Code that draws figures
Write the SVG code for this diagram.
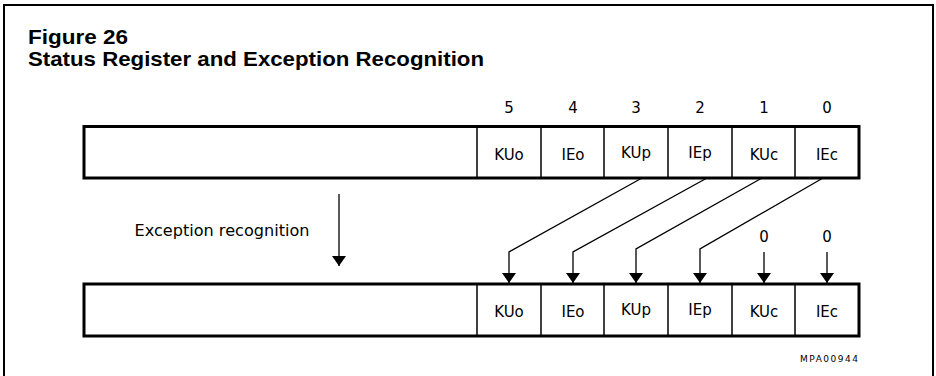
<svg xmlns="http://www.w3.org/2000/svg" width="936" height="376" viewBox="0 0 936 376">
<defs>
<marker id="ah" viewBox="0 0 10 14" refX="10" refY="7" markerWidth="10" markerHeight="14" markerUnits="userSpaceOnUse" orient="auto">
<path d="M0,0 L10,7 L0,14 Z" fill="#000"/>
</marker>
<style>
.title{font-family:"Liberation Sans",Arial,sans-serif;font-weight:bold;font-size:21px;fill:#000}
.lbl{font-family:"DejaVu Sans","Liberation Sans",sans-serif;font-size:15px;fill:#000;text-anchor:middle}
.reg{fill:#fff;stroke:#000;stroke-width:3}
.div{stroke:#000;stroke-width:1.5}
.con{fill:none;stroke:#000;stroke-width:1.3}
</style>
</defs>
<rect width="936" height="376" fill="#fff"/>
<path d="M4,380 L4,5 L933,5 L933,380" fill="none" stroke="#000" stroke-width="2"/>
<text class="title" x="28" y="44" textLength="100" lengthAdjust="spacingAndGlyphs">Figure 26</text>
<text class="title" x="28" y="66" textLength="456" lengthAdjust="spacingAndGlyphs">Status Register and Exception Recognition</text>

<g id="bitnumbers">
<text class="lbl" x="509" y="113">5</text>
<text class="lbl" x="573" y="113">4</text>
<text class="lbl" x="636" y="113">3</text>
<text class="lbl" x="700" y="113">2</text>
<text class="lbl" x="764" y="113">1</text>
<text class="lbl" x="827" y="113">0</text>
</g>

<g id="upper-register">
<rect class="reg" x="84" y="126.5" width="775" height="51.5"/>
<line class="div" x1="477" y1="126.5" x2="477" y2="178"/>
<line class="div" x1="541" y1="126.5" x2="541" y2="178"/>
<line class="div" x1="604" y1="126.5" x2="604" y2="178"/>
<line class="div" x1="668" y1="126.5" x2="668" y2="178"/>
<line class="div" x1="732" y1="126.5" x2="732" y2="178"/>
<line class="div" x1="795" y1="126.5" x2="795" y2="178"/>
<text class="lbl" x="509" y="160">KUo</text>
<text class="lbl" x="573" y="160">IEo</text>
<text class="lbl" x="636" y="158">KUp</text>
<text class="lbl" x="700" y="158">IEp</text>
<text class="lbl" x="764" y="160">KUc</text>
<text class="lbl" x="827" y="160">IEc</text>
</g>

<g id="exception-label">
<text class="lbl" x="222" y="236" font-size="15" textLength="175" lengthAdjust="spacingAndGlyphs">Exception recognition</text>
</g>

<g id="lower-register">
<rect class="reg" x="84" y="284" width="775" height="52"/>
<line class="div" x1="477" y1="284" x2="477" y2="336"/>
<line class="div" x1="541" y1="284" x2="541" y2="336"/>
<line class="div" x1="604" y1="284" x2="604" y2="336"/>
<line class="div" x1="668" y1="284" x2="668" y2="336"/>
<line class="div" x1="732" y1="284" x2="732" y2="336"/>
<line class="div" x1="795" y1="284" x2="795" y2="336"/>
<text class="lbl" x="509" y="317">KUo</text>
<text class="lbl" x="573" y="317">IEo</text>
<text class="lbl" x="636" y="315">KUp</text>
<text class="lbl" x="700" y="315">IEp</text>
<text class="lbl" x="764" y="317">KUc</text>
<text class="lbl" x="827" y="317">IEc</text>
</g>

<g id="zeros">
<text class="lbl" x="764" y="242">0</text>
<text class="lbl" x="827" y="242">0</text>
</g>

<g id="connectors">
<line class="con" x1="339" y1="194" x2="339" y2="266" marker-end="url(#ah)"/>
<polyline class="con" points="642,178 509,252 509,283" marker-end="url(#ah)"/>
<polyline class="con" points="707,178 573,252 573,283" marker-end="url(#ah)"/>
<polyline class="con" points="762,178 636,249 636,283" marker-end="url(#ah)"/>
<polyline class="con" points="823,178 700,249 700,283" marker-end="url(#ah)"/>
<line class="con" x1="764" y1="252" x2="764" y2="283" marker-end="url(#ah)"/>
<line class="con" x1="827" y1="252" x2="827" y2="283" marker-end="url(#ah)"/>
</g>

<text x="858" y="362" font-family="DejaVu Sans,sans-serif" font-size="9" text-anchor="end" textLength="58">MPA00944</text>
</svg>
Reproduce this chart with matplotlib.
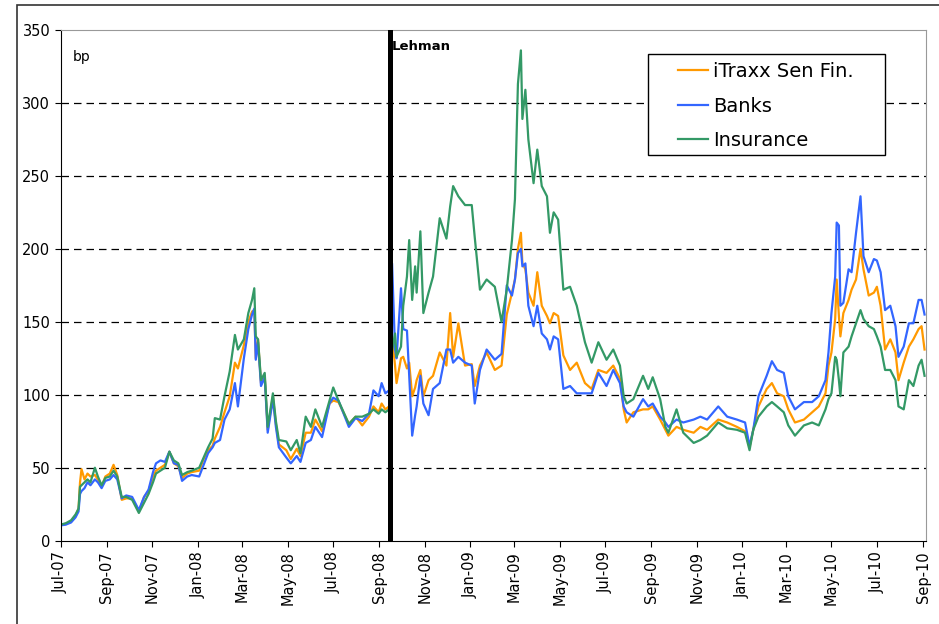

→ Exercise goal
Repeat the material above word for word and skip every image in it.

→ Finished answer
Write the SVG code for this diagram.
<svg xmlns="http://www.w3.org/2000/svg" width="936" height="376" viewBox="0 0 936 376">
<defs>
<marker id="ah" viewBox="0 0 10 14" refX="10" refY="7" markerWidth="10" markerHeight="14" markerUnits="userSpaceOnUse" orient="auto">
<path d="M0,0 L10,7 L0,14 Z" fill="#000"/>
</marker>
<style>
.title{font-family:"Liberation Sans",Arial,sans-serif;font-weight:bold;font-size:21px;fill:#000}
.lbl{font-family:"DejaVu Sans","Liberation Sans",sans-serif;font-size:15px;fill:#000;text-anchor:middle}
.reg{fill:#fff;stroke:#000;stroke-width:3}
.div{stroke:#000;stroke-width:1.5}
.con{fill:none;stroke:#000;stroke-width:1.3}
</style>
</defs>
<rect width="936" height="376" fill="#fff"/>
<path d="M4,380 L4,5 L933,5 L933,380" fill="none" stroke="#000" stroke-width="2"/>
<text class="title" x="28" y="44" textLength="100" lengthAdjust="spacingAndGlyphs">Figure 26</text>
<text class="title" x="28" y="66" textLength="456" lengthAdjust="spacingAndGlyphs">Status Register and Exception Recognition</text>

<g id="bitnumbers">
<text class="lbl" x="509" y="113">5</text>
<text class="lbl" x="573" y="113">4</text>
<text class="lbl" x="636" y="113">3</text>
<text class="lbl" x="700" y="113">2</text>
<text class="lbl" x="764" y="113">1</text>
<text class="lbl" x="827" y="113">0</text>
</g>

<g id="upper-register">
<rect class="reg" x="84" y="126.5" width="775" height="51.5"/>
<line class="div" x1="477" y1="126.5" x2="477" y2="178"/>
<line class="div" x1="541" y1="126.5" x2="541" y2="178"/>
<line class="div" x1="604" y1="126.5" x2="604" y2="178"/>
<line class="div" x1="668" y1="126.5" x2="668" y2="178"/>
<line class="div" x1="732" y1="126.5" x2="732" y2="178"/>
<line class="div" x1="795" y1="126.5" x2="795" y2="178"/>
<text class="lbl" x="509" y="160">KUo</text>
<text class="lbl" x="573" y="160">IEo</text>
<text class="lbl" x="636" y="158">KUp</text>
<text class="lbl" x="700" y="158">IEp</text>
<text class="lbl" x="764" y="160">KUc</text>
<text class="lbl" x="827" y="160">IEc</text>
</g>

<g id="exception-label">
<text class="lbl" x="222" y="236" font-size="15" textLength="175" lengthAdjust="spacingAndGlyphs">Exception recognition</text>
</g>

<g id="lower-register">
<rect class="reg" x="84" y="284" width="775" height="52"/>
<line class="div" x1="477" y1="284" x2="477" y2="336"/>
<line class="div" x1="541" y1="284" x2="541" y2="336"/>
<line class="div" x1="604" y1="284" x2="604" y2="336"/>
<line class="div" x1="668" y1="284" x2="668" y2="336"/>
<line class="div" x1="732" y1="284" x2="732" y2="336"/>
<line class="div" x1="795" y1="284" x2="795" y2="336"/>
<text class="lbl" x="509" y="317">KUo</text>
<text class="lbl" x="573" y="317">IEo</text>
<text class="lbl" x="636" y="315">KUp</text>
<text class="lbl" x="700" y="315">IEp</text>
<text class="lbl" x="764" y="317">KUc</text>
<text class="lbl" x="827" y="317">IEc</text>
</g>

<g id="zeros">
<text class="lbl" x="764" y="242">0</text>
<text class="lbl" x="827" y="242">0</text>
</g>

<g id="connectors">
<line class="con" x1="339" y1="194" x2="339" y2="266" marker-end="url(#ah)"/>
<polyline class="con" points="642,178 509,252 509,283" marker-end="url(#ah)"/>
<polyline class="con" points="707,178 573,252 573,283" marker-end="url(#ah)"/>
<polyline class="con" points="762,178 636,249 636,283" marker-end="url(#ah)"/>
<polyline class="con" points="823,178 700,249 700,283" marker-end="url(#ah)"/>
<line class="con" x1="764" y1="252" x2="764" y2="283" marker-end="url(#ah)"/>
<line class="con" x1="827" y1="252" x2="827" y2="283" marker-end="url(#ah)"/>
</g>

<text x="858" y="362" font-family="DejaVu Sans,sans-serif" font-size="9" text-anchor="end" textLength="58">MPA00944</text>
</svg>
Reproduce this chart with matplotlib.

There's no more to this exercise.